Mammalian and avian food products
Cross-sensitization is more common within than between mammalian meats, but
clinical correlation with sensitisation is generally under 50%. For avian foods,
sensitisation has been described to a-livetin found in feathers, egg and meat,
and associated with reaction to chicken meat in 22% to 32%. When chicken meat
allergy is present without egg allergy, the risk of reaction to multiple species
of avian meats (turkey, pheasant, and quail) may be increased.
A study with oral challenges showed that 9.7% of 62 children with cows
milk allergy (CMA) reacted to beef. Heating reduces the allergenicity of beef,
and therefore, well-cooked beef is less likely to cause a problem with those
with CMA.
In vitro studies shows extensive cross-reactivity among sheeps, cows,
and goats milk and among cows, ewes, goats, and buffalos
milk, with no significant binding to camels milk. 92% of 26 patients with
cows milk allergy reacted to goats milk during oral challenge. However,
only 4% of 25 children with cows milk allergy rteacted to mares
milk.
Fruit, Pollen and Latex
Oral allergy syndrome (OAS) is classically described as isolated oral symptoms
caused by labile proteins in fresh fruits and vegetables that share homology
with proteins in pollens (the initial source of sensitisation). Several clinical
associations have been described (eg, birch pollen with Rosaceae fruits, ragweed
with melon, and mugwort with celery). The number of foods reported to be involved
in the syndrome is ever increasing. Cooked forms of the foods are typically
tolerated. The epidemiology varies by the exposure to pollens. 23% to 76% of
patients with allergic rhinitis experience OAS. More than70% of patients with
OAS react to more than 2 foods. Peach is the dominant allergenic fruit.

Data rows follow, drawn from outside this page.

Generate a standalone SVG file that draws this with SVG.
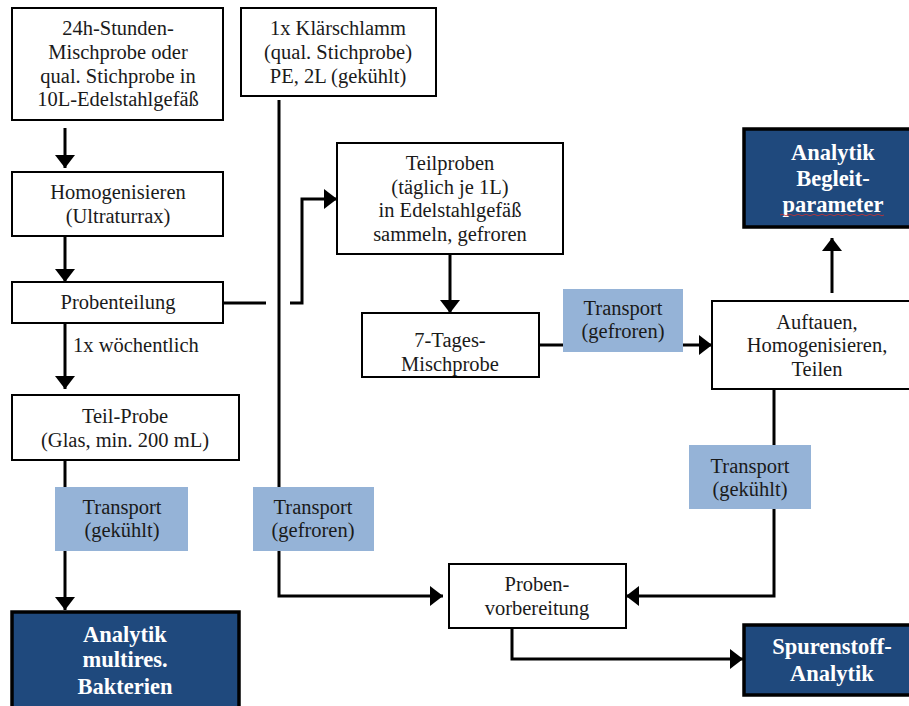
<svg xmlns="http://www.w3.org/2000/svg" width="909" height="706" viewBox="0 0 909 706">
<style>
  .box { fill: #ffffff; stroke: #000000; stroke-width: 2; }
  .dark { fill: #1F497D; stroke: #000000; stroke-width: 3.5; }
  .lbl { fill: #95B3D7; stroke: none; }
  .t { font-family: "Liberation Serif", "Times New Roman", serif; font-size: 20.5px; fill: #1a1a1a; text-anchor: middle; }
  .tl { font-family: "Liberation Serif", "Times New Roman", serif; font-size: 20.5px; fill: #1a1a1a; }
  .tb { font-family: "Liberation Serif", "Times New Roman", serif; font-size: 22.5px; font-weight: bold; fill: #ffffff; text-anchor: middle; }
  .c { fill: none; stroke: #000000; stroke-width: 3; }
</style>
<defs>
  <marker id="ah" markerUnits="userSpaceOnUse" markerWidth="20" markerHeight="22" refX="13" refY="11" orient="auto">
    <path d="M0,1 L13,11 L0,21 z" fill="#000000"/>
  </marker>
</defs>
<rect width="909" height="706" fill="#ffffff"/>

<g id="connectors">
  <path class="c" d="M65,128 V168" marker-end="url(#ah)"/>
  <path class="c" d="M65,236 V282" marker-end="url(#ah)"/>
  <path class="c" d="M65,323 V389" marker-end="url(#ah)"/>
  <path class="c" d="M223,303 H266"/>
  <path class="c" d="M290,303 H302 V199 H337" marker-end="url(#ah)"/>
  <path class="c" d="M279,100 V596 H443" marker-end="url(#ah)"/>
  <path class="c" d="M450,254 V313" marker-end="url(#ah)"/>
  <path class="c" d="M539,345 H712" marker-end="url(#ah)"/>
  <path class="c" d="M832,293 V238" marker-end="url(#ah)"/>
  <path class="c" d="M774,389 V596 H626" marker-end="url(#ah)"/>
  <path class="c" d="M512,628 V659 H743" marker-end="url(#ah)"/>
  <path class="c" d="M65,460 V610" marker-end="url(#ah)"/>
</g>

<g id="n-mischprobe">
  <rect class="box" x="12" y="8" width="211" height="112"/>
  <text class="t" x="118" y="35">24h-Stunden-</text>
  <text class="t" x="118" y="59">Mischprobe oder</text>
  <text class="t" x="118" y="83">qual. Stichprobe in</text>
  <text class="t" x="118" y="106">10L-Edelstahlgefäß</text>
</g>

<g id="n-klaerschlamm">
  <rect class="box" x="241" y="8" width="195" height="88"/>
  <text class="t" x="338" y="35">1x Klärschlamm</text>
  <text class="t" x="338" y="59">(qual. Stichprobe)</text>
  <text class="t" x="338" y="83">PE, 2L (gekühlt)</text>
</g>

<g id="n-homogenisieren">
  <rect class="box" x="12" y="172" width="211" height="64"/>
  <text class="t" x="118" y="199">Homogenisieren</text>
  <text class="t" x="118" y="223">(Ultraturrax)</text>
</g>

<g id="n-probenteilung">
  <rect class="box" x="12" y="282" width="211" height="41"/>
  <text class="t" x="118" y="309">Probenteilung</text>
</g>

<g id="l-woechentlich">
  <text class="tl" x="73" y="352">1x wöchentlich</text>
</g>

<g id="n-teilprobe">
  <rect class="box" x="12" y="395" width="227" height="65"/>
  <text class="t" x="125" y="423">Teil-Probe</text>
  <text class="t" x="125" y="447">(Glas, min. 200 mL)</text>
</g>

<g id="l-transport-gekuehlt-1">
  <rect class="lbl" x="55" y="487" width="133" height="64"/>
  <text class="t" x="122" y="514">Transport</text>
  <text class="t" x="122" y="537">(gekühlt)</text>
</g>

<g id="l-transport-gefroren-1">
  <rect class="lbl" x="253" y="487" width="121" height="64"/>
  <text class="t" x="313" y="514">Transport</text>
  <text class="t" x="313" y="537">(gefroren)</text>
</g>

<g id="n-analytik-bakterien">
  <rect class="dark" x="12" y="612" width="227" height="110"/>
  <text class="tb" x="125" y="642">Analytik</text>
  <text class="tb" x="125" y="667">multires.</text>
  <text class="tb" x="125" y="694">Bakterien</text>
</g>

<g id="n-teilproben">
  <rect class="box" x="337" y="143" width="226" height="111"/>
  <text class="t" x="450" y="170">Teilproben</text>
  <text class="t" x="450" y="194">(täglich je 1L)</text>
  <text class="t" x="450" y="217">in Edelstahlgefäß</text>
  <text class="t" x="450" y="241">sammeln, gefroren</text>
</g>

<g id="n-7tages">
  <rect class="box" x="362" y="313" width="177" height="64"/>
  <text class="t" x="450" y="347">7-Tages-</text>
  <text class="t" x="450" y="371">Mischprobe</text>
</g>

<g id="l-transport-gefroren-2">
  <rect class="lbl" x="563" y="289" width="120" height="63"/>
  <text class="t" x="623" y="315">Transport</text>
  <text class="t" x="623" y="338">(gefroren)</text>
</g>

<g id="n-auftauen">
  <rect class="box" x="712" y="301" width="210" height="88"/>
  <text class="t" x="817" y="329">Auftauen,</text>
  <text class="t" x="817" y="352">Homogenisieren,</text>
  <text class="t" x="817" y="376">Teilen</text>
</g>

<g id="n-analytik-begleit">
  <rect class="dark" x="744" y="129" width="178" height="98"/>
  <text class="tb" x="833" y="160">Analytik</text>
  <text class="tb" x="833" y="186">Begleit-</text>
  <text class="tb" x="833" y="212">parameter</text>
  <path d="M780,215 q2,-1.5 4,0 t4,0 t4,0 t4,0 t4,0 t4,0 t4,0 t4,0 t4,0 t4,0 t4,0 t4,0 t4,0 t4,0 t4,0 t4,0 t4,0 t4,0 t4,0 t4,0 t4,0 t4,0 t4,0 t4,0 t4,0 t4,0" fill="none" stroke="#d03030" stroke-width="0.8"/>
</g>

<g id="l-transport-gekuehlt-2">
  <rect class="lbl" x="689" y="445" width="122" height="64"/>
  <text class="t" x="750" y="473">Transport</text>
  <text class="t" x="750" y="496">(gekühlt)</text>
</g>

<g id="n-probenvorbereitung">
  <rect class="box" x="449" y="564" width="177" height="64"/>
  <text class="t" x="537" y="591">Proben-</text>
  <text class="t" x="537" y="615">vorbereitung</text>
</g>

<g id="n-spurenstoff">
  <rect class="dark" x="744" y="625" width="178" height="70"/>
  <text class="tb" x="832" y="654">Spurenstoff-</text>
  <text class="tb" x="832" y="681">Analytik</text>
</g>
</svg>
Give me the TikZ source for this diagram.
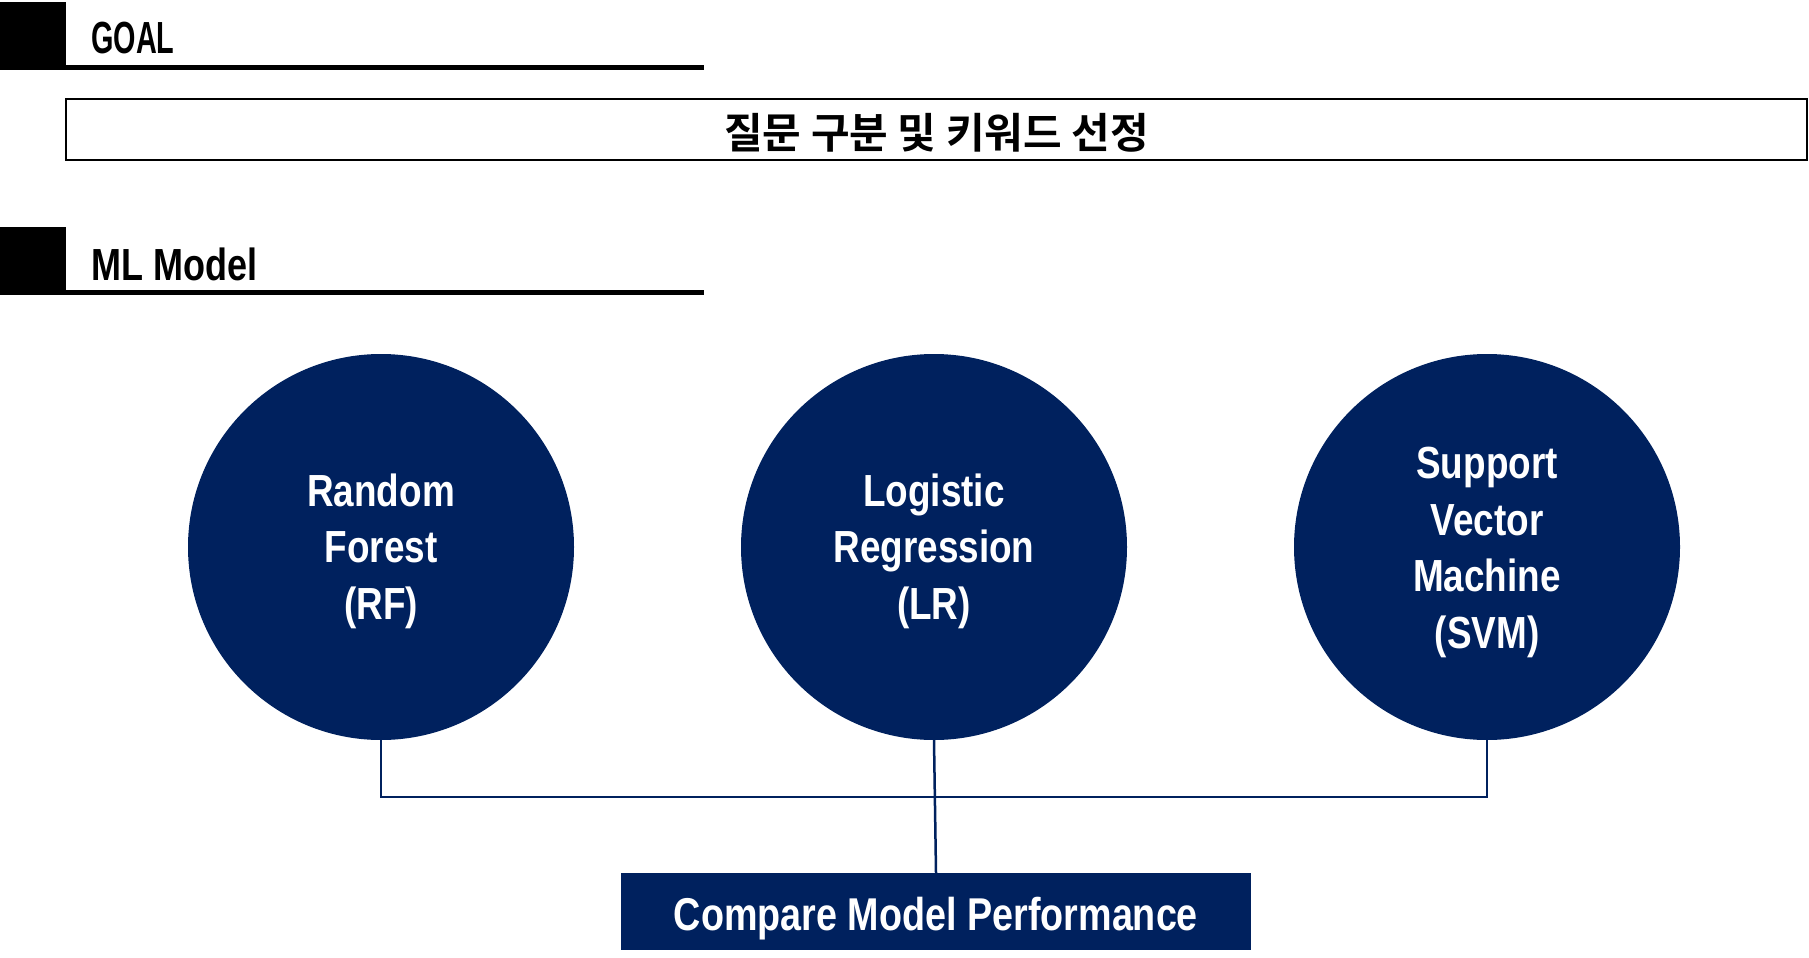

In a review of several studies with a total of 1,361 patients allergic to food
pollen with OAS, 8.7% experienced associated systemic symptoms outside of the
gastrointestinal tract, 3% at some time experienced systemic symptoms without
oral symptoms, and 1.7% experienced anaphylactic shock. Hence the term pollen-food
syndrome may be more appropriate than OAS. There is evidence that when fruit
allergy develops in the absence of pollen allergy, reactions are directed tolipid
transfer proteins (LTPs). Reactions involving fruits with homologous LTPs are
more likely to be severe. One study compared patients with Rosaceae fruit allergy
with and without pollinosis (hay fever) and found that systemic reactions occurred
in 82% without compared with 45% with pollinosis. Anaphylactic shock was also
more common in the former (36% vs 9%, respectively). A similar theme was noted
for hazelnut, in which patients without pollinosis experienced severe reactions
and had IgE binding to hazelnut that were heat stable. One study found that
individuals with positive skin prick test responses to commercial Rosaceae food
extracts (presumably enriched for stable allergens) were more likely to experience
systemic reactions than those with responses positive only to fresh extracts.
Latex-food syndrome
Foods commonly reprted to cross-react with latex include banana, avacado, kiwi,
chestnut, potato, and papaya. In a study of 136 patients with latex allergy
evaluated by means of RAST to 12 foods reported to be involved in latex-food
reactions, 69% of responses were positive to at least 1 food, and 49% were positive
to more than 1 food. In one study of 47 patients with latex allergy, 100 of
376 food skin test responses were positive, but only 27 (7.2%) were associated
with clinical reactions. In patients with isolated latex allergy, reactions
are more likely to banana, avacado and kiwi, whereas those with latex allergy
& pollinosis are more likely to react to Rosaceae foods and celery.